Write out the listing exactly as it is given.
┏━━
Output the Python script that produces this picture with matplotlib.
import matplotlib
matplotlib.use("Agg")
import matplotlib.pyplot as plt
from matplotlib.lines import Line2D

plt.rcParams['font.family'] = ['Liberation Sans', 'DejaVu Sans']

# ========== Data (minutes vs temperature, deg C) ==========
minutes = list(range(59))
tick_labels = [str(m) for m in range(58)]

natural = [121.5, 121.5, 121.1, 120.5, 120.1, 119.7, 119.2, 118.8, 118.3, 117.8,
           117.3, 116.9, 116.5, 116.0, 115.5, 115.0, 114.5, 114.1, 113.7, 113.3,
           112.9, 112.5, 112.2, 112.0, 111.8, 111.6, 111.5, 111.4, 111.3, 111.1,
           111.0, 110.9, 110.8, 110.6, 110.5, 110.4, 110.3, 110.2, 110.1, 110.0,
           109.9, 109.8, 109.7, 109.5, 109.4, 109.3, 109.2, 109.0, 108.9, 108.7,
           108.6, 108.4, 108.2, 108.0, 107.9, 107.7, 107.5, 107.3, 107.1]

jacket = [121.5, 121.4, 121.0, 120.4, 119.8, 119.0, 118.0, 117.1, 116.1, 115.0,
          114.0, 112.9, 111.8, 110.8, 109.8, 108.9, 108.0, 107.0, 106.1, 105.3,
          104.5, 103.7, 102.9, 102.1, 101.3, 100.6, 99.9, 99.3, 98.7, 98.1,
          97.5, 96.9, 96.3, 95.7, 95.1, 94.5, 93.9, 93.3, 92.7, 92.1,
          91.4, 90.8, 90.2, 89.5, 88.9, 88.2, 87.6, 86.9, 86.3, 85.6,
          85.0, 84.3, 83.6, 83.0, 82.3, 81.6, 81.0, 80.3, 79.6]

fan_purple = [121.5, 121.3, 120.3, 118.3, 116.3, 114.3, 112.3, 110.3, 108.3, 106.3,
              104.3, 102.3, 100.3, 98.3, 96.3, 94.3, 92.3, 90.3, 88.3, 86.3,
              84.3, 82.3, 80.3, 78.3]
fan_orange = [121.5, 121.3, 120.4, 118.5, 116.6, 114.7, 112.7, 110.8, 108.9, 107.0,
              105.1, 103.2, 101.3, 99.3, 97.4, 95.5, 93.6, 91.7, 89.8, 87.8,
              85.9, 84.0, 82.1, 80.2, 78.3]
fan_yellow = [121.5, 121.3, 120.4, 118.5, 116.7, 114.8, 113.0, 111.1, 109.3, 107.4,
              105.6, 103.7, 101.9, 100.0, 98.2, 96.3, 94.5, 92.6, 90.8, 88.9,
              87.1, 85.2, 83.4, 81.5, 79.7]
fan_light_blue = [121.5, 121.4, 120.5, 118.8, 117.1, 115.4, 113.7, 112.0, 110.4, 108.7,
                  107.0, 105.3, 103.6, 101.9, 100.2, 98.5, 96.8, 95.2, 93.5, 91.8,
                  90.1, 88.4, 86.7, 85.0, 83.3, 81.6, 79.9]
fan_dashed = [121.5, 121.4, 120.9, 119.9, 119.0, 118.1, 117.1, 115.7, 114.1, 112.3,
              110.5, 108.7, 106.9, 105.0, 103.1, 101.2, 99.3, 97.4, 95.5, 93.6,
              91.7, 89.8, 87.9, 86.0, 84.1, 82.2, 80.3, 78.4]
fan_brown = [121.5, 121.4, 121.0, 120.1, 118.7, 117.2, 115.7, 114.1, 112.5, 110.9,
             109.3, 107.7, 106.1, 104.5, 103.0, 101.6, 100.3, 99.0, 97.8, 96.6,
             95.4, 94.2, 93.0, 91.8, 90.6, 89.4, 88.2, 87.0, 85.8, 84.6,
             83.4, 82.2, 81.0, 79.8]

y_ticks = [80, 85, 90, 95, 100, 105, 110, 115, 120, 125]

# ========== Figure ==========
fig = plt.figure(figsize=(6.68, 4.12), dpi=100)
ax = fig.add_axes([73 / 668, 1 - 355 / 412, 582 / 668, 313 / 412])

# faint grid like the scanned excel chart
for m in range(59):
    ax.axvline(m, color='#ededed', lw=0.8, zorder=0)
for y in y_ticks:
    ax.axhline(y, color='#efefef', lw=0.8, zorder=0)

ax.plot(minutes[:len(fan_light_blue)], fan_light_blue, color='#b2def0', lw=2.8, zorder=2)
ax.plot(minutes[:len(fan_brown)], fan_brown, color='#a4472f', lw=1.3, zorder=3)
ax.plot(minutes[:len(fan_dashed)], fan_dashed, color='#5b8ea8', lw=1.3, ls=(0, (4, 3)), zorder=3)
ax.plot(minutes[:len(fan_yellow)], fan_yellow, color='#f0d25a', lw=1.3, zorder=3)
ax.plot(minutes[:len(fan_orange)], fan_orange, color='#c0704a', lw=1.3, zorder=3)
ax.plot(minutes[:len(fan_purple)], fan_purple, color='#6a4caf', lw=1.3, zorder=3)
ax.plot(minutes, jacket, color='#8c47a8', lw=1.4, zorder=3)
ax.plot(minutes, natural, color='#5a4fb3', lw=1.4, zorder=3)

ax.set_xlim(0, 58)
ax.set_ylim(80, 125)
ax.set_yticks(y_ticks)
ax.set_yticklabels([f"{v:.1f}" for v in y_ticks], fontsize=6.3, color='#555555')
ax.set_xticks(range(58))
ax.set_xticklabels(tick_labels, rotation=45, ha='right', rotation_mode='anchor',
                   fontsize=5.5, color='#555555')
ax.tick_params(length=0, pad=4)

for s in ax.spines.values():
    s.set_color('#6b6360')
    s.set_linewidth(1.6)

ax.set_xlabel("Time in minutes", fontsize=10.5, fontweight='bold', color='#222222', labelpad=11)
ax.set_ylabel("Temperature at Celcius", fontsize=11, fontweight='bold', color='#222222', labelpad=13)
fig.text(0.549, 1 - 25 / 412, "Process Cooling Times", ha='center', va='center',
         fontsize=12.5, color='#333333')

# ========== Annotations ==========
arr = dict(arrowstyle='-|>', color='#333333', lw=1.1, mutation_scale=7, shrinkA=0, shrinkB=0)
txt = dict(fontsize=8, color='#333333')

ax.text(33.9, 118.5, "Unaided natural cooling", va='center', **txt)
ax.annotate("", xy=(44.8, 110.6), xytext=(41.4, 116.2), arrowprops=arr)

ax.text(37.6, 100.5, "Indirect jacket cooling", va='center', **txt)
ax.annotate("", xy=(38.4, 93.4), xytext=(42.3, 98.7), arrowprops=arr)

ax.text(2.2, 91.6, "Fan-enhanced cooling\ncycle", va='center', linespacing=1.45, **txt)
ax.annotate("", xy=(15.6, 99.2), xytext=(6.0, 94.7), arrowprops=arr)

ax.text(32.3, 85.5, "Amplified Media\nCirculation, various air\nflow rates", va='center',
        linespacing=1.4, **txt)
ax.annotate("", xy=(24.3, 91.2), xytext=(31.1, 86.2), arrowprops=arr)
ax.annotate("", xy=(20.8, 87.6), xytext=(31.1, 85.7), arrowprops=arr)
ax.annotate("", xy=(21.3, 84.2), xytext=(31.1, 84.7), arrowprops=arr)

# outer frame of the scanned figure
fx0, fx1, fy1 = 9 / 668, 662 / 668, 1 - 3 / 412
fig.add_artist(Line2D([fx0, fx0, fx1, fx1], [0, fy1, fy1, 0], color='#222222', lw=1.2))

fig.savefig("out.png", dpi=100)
┗━━
* OUTPUT OF THE TASK:
Output the Python script that produces this picture with matplotlib.
import matplotlib
matplotlib.use("Agg")
import matplotlib.pyplot as plt
from matplotlib.lines import Line2D

plt.rcParams['font.family'] = ['Liberation Sans', 'DejaVu Sans']

# ========== Data (minutes vs temperature, deg C) ==========
minutes = list(range(59))
tick_labels = [str(m) for m in range(58)]

natural = [121.5, 121.5, 121.1, 120.5, 120.1, 119.7, 119.2, 118.8, 118.3, 117.8,
           117.3, 116.9, 116.5, 116.0, 115.5, 115.0, 114.5, 114.1, 113.7, 113.3,
           112.9, 112.5, 112.2, 112.0, 111.8, 111.6, 111.5, 111.4, 111.3, 111.1,
           111.0, 110.9, 110.8, 110.6, 110.5, 110.4, 110.3, 110.2, 110.1, 110.0,
           109.9, 109.8, 109.7, 109.5, 109.4, 109.3, 109.2, 109.0, 108.9, 108.7,
           108.6, 108.4, 108.2, 108.0, 107.9, 107.7, 107.5, 107.3, 107.1]

jacket = [121.5, 121.4, 121.0, 120.4, 119.8, 119.0, 118.0, 117.1, 116.1, 115.0,
          114.0, 112.9, 111.8, 110.8, 109.8, 108.9, 108.0, 107.0, 106.1, 105.3,
          104.5, 103.7, 102.9, 102.1, 101.3, 100.6, 99.9, 99.3, 98.7, 98.1,
          97.5, 96.9, 96.3, 95.7, 95.1, 94.5, 93.9, 93.3, 92.7, 92.1,
          91.4, 90.8, 90.2, 89.5, 88.9, 88.2, 87.6, 86.9, 86.3, 85.6,
          85.0, 84.3, 83.6, 83.0, 82.3, 81.6, 81.0, 80.3, 79.6]

fan_purple = [121.5, 121.3, 120.3, 118.3, 116.3, 114.3, 112.3, 110.3, 108.3, 106.3,
              104.3, 102.3, 100.3, 98.3, 96.3, 94.3, 92.3, 90.3, 88.3, 86.3,
              84.3, 82.3, 80.3, 78.3]
fan_orange = [121.5, 121.3, 120.4, 118.5, 116.6, 114.7, 112.7, 110.8, 108.9, 107.0,
              105.1, 103.2, 101.3, 99.3, 97.4, 95.5, 93.6, 91.7, 89.8, 87.8,
              85.9, 84.0, 82.1, 80.2, 78.3]
fan_yellow = [121.5, 121.3, 120.4, 118.5, 116.7, 114.8, 113.0, 111.1, 109.3, 107.4,
              105.6, 103.7, 101.9, 100.0, 98.2, 96.3, 94.5, 92.6, 90.8, 88.9,
              87.1, 85.2, 83.4, 81.5, 79.7]
fan_light_blue = [121.5, 121.4, 120.5, 118.8, 117.1, 115.4, 113.7, 112.0, 110.4, 108.7,
                  107.0, 105.3, 103.6, 101.9, 100.2, 98.5, 96.8, 95.2, 93.5, 91.8,
                  90.1, 88.4, 86.7, 85.0, 83.3, 81.6, 79.9]
fan_dashed = [121.5, 121.4, 120.9, 119.9, 119.0, 118.1, 117.1, 115.7, 114.1, 112.3,
              110.5, 108.7, 106.9, 105.0, 103.1, 101.2, 99.3, 97.4, 95.5, 93.6,
              91.7, 89.8, 87.9, 86.0, 84.1, 82.2, 80.3, 78.4]
fan_brown = [121.5, 121.4, 121.0, 120.1, 118.7, 117.2, 115.7, 114.1, 112.5, 110.9,
             109.3, 107.7, 106.1, 104.5, 103.0, 101.6, 100.3, 99.0, 97.8, 96.6,
             95.4, 94.2, 93.0, 91.8, 90.6, 89.4, 88.2, 87.0, 85.8, 84.6,
             83.4, 82.2, 81.0, 79.8]

y_ticks = [80, 85, 90, 95, 100, 105, 110, 115, 120, 125]

# ========== Figure ==========
fig = plt.figure(figsize=(6.68, 4.12), dpi=100)
ax = fig.add_axes([73 / 668, 1 - 355 / 412, 582 / 668, 313 / 412])

# faint grid like the scanned excel chart
for m in range(59):
    ax.axvline(m, color='#ededed', lw=0.8, zorder=0)
for y in y_ticks:
    ax.axhline(y, color='#efefef', lw=0.8, zorder=0)

ax.plot(minutes[:len(fan_light_blue)], fan_light_blue, color='#b2def0', lw=2.8, zorder=2)
ax.plot(minutes[:len(fan_brown)], fan_brown, color='#a4472f', lw=1.3, zorder=3)
ax.plot(minutes[:len(fan_dashed)], fan_dashed, color='#5b8ea8', lw=1.3, ls=(0, (4, 3)), zorder=3)
ax.plot(minutes[:len(fan_yellow)], fan_yellow, color='#f0d25a', lw=1.3, zorder=3)
ax.plot(minutes[:len(fan_orange)], fan_orange, color='#c0704a', lw=1.3, zorder=3)
ax.plot(minutes[:len(fan_purple)], fan_purple, color='#6a4caf', lw=1.3, zorder=3)
ax.plot(minutes, jacket, color='#8c47a8', lw=1.4, zorder=3)
ax.plot(minutes, natural, color='#5a4fb3', lw=1.4, zorder=3)

ax.set_xlim(0, 58)
ax.set_ylim(80, 125)
ax.set_yticks(y_ticks)
ax.set_yticklabels([f"{v:.1f}" for v in y_ticks], fontsize=6.3, color='#555555')
ax.set_xticks(range(58))
ax.set_xticklabels(tick_labels, rotation=45, ha='right', rotation_mode='anchor',
                   fontsize=5.5, color='#555555')
ax.tick_params(length=0, pad=4)

for s in ax.spines.values():
    s.set_color('#6b6360')
    s.set_linewidth(1.6)

ax.set_xlabel("Time in minutes", fontsize=10.5, fontweight='bold', color='#222222', labelpad=11)
ax.set_ylabel("Temperature at Celcius", fontsize=11, fontweight='bold', color='#222222', labelpad=13)
fig.text(0.549, 1 - 25 / 412, "Process Cooling Times", ha='center', va='center',
         fontsize=12.5, color='#333333')

# ========== Annotations ==========
arr = dict(arrowstyle='-|>', color='#333333', lw=1.1, mutation_scale=7, shrinkA=0, shrinkB=0)
txt = dict(fontsize=8, color='#333333')

ax.text(33.9, 118.5, "Unaided natural cooling", va='center', **txt)
ax.annotate("", xy=(44.8, 110.6), xytext=(41.4, 116.2), arrowprops=arr)

ax.text(37.6, 100.5, "Indirect jacket cooling", va='center', **txt)
ax.annotate("", xy=(38.4, 93.4), xytext=(42.3, 98.7), arrowprops=arr)

ax.text(2.2, 91.6, "Fan-enhanced cooling\ncycle", va='center', linespacing=1.45, **txt)
ax.annotate("", xy=(15.6, 99.2), xytext=(6.0, 94.7), arrowprops=arr)

ax.text(32.3, 85.5, "Amplified Media\nCirculation, various air\nflow rates", va='center',
        linespacing=1.4, **txt)
ax.annotate("", xy=(24.3, 91.2), xytext=(31.1, 86.2), arrowprops=arr)
ax.annotate("", xy=(20.8, 87.6), xytext=(31.1, 85.7), arrowprops=arr)
ax.annotate("", xy=(21.3, 84.2), xytext=(31.1, 84.7), arrowprops=arr)

# outer frame of the scanned figure
fx0, fx1, fy1 = 9 / 668, 662 / 668, 1 - 3 / 412
fig.add_artist(Line2D([fx0, fx0, fx1, fx1], [0, fy1, fy1, 0], color='#222222', lw=1.2))

fig.savefig("out.png", dpi=100)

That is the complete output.